> _STATED TASK_:
Below is a listing to transcribe in full and exactly; keep the pictures out.

> _DATA LINES_:
◇ ◇ ◇ ◇ ◇ ◇ ◇
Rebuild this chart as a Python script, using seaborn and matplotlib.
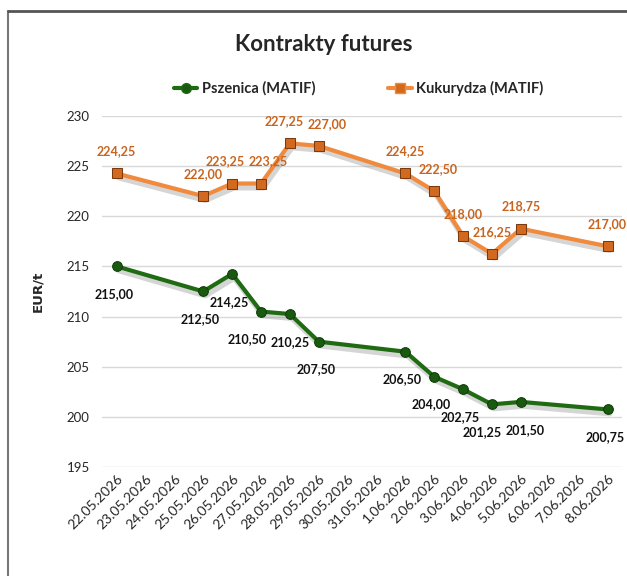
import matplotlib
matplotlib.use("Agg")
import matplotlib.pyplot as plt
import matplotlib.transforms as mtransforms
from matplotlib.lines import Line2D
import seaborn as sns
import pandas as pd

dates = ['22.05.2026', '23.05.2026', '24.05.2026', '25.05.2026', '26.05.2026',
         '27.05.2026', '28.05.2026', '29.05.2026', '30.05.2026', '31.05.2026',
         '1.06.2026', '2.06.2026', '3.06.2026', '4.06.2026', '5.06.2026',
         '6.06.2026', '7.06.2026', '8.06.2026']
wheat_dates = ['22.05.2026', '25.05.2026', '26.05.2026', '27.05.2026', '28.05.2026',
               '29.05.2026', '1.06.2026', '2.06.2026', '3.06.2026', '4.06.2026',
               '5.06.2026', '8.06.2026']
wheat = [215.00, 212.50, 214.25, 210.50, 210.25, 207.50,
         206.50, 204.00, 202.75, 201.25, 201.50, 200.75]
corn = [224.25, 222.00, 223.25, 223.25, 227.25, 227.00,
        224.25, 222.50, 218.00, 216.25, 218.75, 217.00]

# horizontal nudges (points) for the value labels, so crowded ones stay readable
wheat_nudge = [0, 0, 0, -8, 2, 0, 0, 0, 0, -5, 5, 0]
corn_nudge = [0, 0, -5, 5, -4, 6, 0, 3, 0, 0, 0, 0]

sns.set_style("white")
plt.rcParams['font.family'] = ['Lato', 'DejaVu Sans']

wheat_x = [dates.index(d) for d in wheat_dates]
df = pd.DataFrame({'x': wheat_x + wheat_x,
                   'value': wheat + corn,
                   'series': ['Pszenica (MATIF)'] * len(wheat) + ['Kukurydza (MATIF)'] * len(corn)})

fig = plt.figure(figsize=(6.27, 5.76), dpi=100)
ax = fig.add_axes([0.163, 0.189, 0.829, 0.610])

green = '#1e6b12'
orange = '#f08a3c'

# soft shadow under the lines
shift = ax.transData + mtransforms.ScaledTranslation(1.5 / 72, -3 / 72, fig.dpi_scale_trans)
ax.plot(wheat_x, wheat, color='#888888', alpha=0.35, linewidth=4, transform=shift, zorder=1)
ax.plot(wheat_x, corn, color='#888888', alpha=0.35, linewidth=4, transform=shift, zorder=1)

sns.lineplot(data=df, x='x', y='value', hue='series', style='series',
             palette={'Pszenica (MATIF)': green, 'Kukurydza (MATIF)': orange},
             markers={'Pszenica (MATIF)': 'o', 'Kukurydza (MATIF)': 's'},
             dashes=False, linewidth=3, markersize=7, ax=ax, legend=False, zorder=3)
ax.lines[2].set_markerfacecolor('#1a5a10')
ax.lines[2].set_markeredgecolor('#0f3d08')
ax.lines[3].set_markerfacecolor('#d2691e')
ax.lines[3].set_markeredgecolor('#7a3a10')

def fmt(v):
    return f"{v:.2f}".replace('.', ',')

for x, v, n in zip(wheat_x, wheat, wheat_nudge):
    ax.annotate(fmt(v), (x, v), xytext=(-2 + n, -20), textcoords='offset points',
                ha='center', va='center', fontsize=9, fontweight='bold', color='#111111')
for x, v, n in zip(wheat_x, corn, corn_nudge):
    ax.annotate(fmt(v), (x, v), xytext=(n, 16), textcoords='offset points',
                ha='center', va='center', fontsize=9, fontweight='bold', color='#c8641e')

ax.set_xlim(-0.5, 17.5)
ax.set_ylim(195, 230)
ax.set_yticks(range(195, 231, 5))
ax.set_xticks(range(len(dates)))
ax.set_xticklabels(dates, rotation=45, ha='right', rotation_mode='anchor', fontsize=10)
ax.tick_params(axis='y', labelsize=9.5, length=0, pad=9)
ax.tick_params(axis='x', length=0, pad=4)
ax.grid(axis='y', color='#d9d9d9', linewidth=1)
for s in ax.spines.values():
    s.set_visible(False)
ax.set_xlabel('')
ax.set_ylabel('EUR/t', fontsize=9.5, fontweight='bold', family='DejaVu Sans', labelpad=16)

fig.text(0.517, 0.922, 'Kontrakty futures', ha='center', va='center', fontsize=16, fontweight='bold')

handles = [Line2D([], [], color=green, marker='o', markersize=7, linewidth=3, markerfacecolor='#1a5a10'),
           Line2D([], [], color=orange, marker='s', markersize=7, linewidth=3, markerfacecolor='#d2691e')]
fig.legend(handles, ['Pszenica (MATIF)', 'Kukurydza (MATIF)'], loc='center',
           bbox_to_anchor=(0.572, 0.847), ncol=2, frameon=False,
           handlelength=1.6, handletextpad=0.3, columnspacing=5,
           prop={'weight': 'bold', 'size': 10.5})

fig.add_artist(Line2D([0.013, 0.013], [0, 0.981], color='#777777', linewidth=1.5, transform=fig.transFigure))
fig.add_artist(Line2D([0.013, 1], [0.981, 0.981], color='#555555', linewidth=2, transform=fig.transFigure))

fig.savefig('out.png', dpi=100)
◇ ◇ ◇ ◇ ◇ ◇ ◇
> _ANSWER TO THIS PROBLEM_:
Rebuild this chart as a Python script, using seaborn and matplotlib.
import matplotlib
matplotlib.use("Agg")
import matplotlib.pyplot as plt
import matplotlib.transforms as mtransforms
from matplotlib.lines import Line2D
import seaborn as sns
import pandas as pd

dates = ['22.05.2026', '23.05.2026', '24.05.2026', '25.05.2026', '26.05.2026',
         '27.05.2026', '28.05.2026', '29.05.2026', '30.05.2026', '31.05.2026',
         '1.06.2026', '2.06.2026', '3.06.2026', '4.06.2026', '5.06.2026',
         '6.06.2026', '7.06.2026', '8.06.2026']
wheat_dates = ['22.05.2026', '25.05.2026', '26.05.2026', '27.05.2026', '28.05.2026',
               '29.05.2026', '1.06.2026', '2.06.2026', '3.06.2026', '4.06.2026',
               '5.06.2026', '8.06.2026']
wheat = [215.00, 212.50, 214.25, 210.50, 210.25, 207.50,
         206.50, 204.00, 202.75, 201.25, 201.50, 200.75]
corn = [224.25, 222.00, 223.25, 223.25, 227.25, 227.00,
        224.25, 222.50, 218.00, 216.25, 218.75, 217.00]

# horizontal nudges (points) for the value labels, so crowded ones stay readable
wheat_nudge = [0, 0, 0, -8, 2, 0, 0, 0, 0, -5, 5, 0]
corn_nudge = [0, 0, -5, 5, -4, 6, 0, 3, 0, 0, 0, 0]

sns.set_style("white")
plt.rcParams['font.family'] = ['Lato', 'DejaVu Sans']

wheat_x = [dates.index(d) for d in wheat_dates]
df = pd.DataFrame({'x': wheat_x + wheat_x,
                   'value': wheat + corn,
                   'series': ['Pszenica (MATIF)'] * len(wheat) + ['Kukurydza (MATIF)'] * len(corn)})

fig = plt.figure(figsize=(6.27, 5.76), dpi=100)
ax = fig.add_axes([0.163, 0.189, 0.829, 0.610])

green = '#1e6b12'
orange = '#f08a3c'

# soft shadow under the lines
shift = ax.transData + mtransforms.ScaledTranslation(1.5 / 72, -3 / 72, fig.dpi_scale_trans)
ax.plot(wheat_x, wheat, color='#888888', alpha=0.35, linewidth=4, transform=shift, zorder=1)
ax.plot(wheat_x, corn, color='#888888', alpha=0.35, linewidth=4, transform=shift, zorder=1)

sns.lineplot(data=df, x='x', y='value', hue='series', style='series',
             palette={'Pszenica (MATIF)': green, 'Kukurydza (MATIF)': orange},
             markers={'Pszenica (MATIF)': 'o', 'Kukurydza (MATIF)': 's'},
             dashes=False, linewidth=3, markersize=7, ax=ax, legend=False, zorder=3)
ax.lines[2].set_markerfacecolor('#1a5a10')
ax.lines[2].set_markeredgecolor('#0f3d08')
ax.lines[3].set_markerfacecolor('#d2691e')
ax.lines[3].set_markeredgecolor('#7a3a10')

def fmt(v):
    return f"{v:.2f}".replace('.', ',')

for x, v, n in zip(wheat_x, wheat, wheat_nudge):
    ax.annotate(fmt(v), (x, v), xytext=(-2 + n, -20), textcoords='offset points',
                ha='center', va='center', fontsize=9, fontweight='bold', color='#111111')
for x, v, n in zip(wheat_x, corn, corn_nudge):
    ax.annotate(fmt(v), (x, v), xytext=(n, 16), textcoords='offset points',
                ha='center', va='center', fontsize=9, fontweight='bold', color='#c8641e')

ax.set_xlim(-0.5, 17.5)
ax.set_ylim(195, 230)
ax.set_yticks(range(195, 231, 5))
ax.set_xticks(range(len(dates)))
ax.set_xticklabels(dates, rotation=45, ha='right', rotation_mode='anchor', fontsize=10)
ax.tick_params(axis='y', labelsize=9.5, length=0, pad=9)
ax.tick_params(axis='x', length=0, pad=4)
ax.grid(axis='y', color='#d9d9d9', linewidth=1)
for s in ax.spines.values():
    s.set_visible(False)
ax.set_xlabel('')
ax.set_ylabel('EUR/t', fontsize=9.5, fontweight='bold', family='DejaVu Sans', labelpad=16)

fig.text(0.517, 0.922, 'Kontrakty futures', ha='center', va='center', fontsize=16, fontweight='bold')

handles = [Line2D([], [], color=green, marker='o', markersize=7, linewidth=3, markerfacecolor='#1a5a10'),
           Line2D([], [], color=orange, marker='s', markersize=7, linewidth=3, markerfacecolor='#d2691e')]
fig.legend(handles, ['Pszenica (MATIF)', 'Kukurydza (MATIF)'], loc='center',
           bbox_to_anchor=(0.572, 0.847), ncol=2, frameon=False,
           handlelength=1.6, handletextpad=0.3, columnspacing=5,
           prop={'weight': 'bold', 'size': 10.5})

fig.add_artist(Line2D([0.013, 0.013], [0, 0.981], color='#777777', linewidth=1.5, transform=fig.transFigure))
fig.add_artist(Line2D([0.013, 1], [0.981, 0.981], color='#555555', linewidth=2, transform=fig.transFigure))

fig.savefig('out.png', dpi=100)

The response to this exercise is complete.